In District of Columbia v. Heller (2008), perhaps the most far-reaching majority opinion he wrote during his nearly three decades on the Supreme Court, Scalia used originalist methodology to hold that the Second Amendment protects an individual right to bear arms. So, too, did Anthony Kennedy in his majority opinion in the Citizens United v. FEC (2010), which held that under the First Amendment, as originally understood, corporations and unions have the right to spend unlimited amounts of money on elections.
Both Heller and Citizens United have proved to be a boon to commercial interests—Heller to gun manufacturers and the National Rifle Association, and Citizens United to corporations and wealthy political campaign donors. Both decisions are fully in line with the free-market dogma of the judicial counterrevolution that with Kavanaugh’s elevation will complete its conquest of the Supreme Court.
According to several leading academics, even before Kavanaugh’s nomination, the court had displayed a pro-business bias rivaling that of the Gilded Age, when it struck down laws establishing minimum wages and maximum hours for working people, and overturned the first federal child labor act. Such measures, the court of that bygone era insisted, violated due process and the “liberty of contract.”
Far from being vestiges of a distant past, such rulings are harbingers of the future.
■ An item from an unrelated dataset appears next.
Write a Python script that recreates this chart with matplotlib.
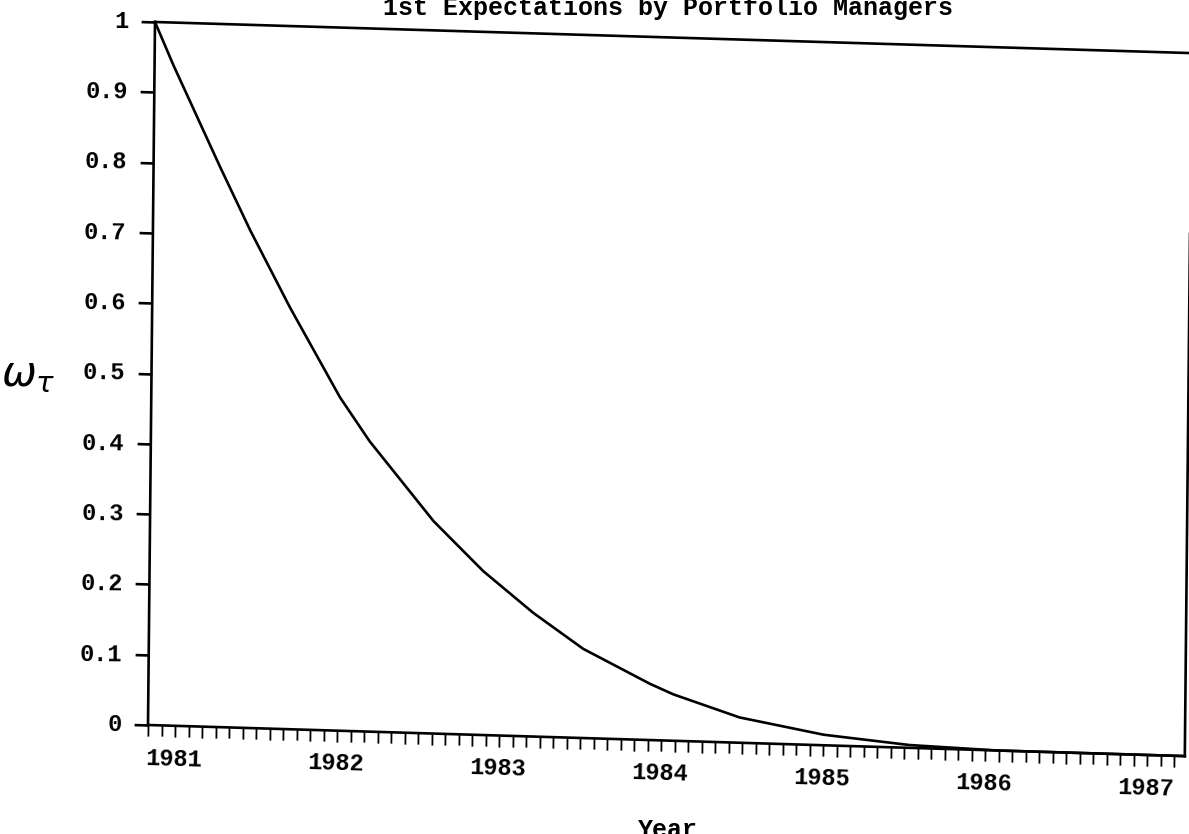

Just last term, the court issued two decisions that would make the justices of the Gilded Age proud: In Janus v. AFSCME, the court turned the nation’s entire public sector into a monolithic right-to-work jurisdiction, decreeing that public-employee unions that extract fees from non-union members to support collective bargaining violate non-members’ First Amendment rights. And in Epic Systems Corp. v. Lewis, the court upheld the use of binding agreements in the private sector that require employees to press wage and hour claims through individual arbitration proceedings, prohibiting them from filing class-actions in court.
It took 50 years for the judicial counterrevolution to reach its ascendency. With the confirmation of Kavanaugh—a pro-business originalist cut from the cloth of the counterrevolution—it will take decades to turn the tide.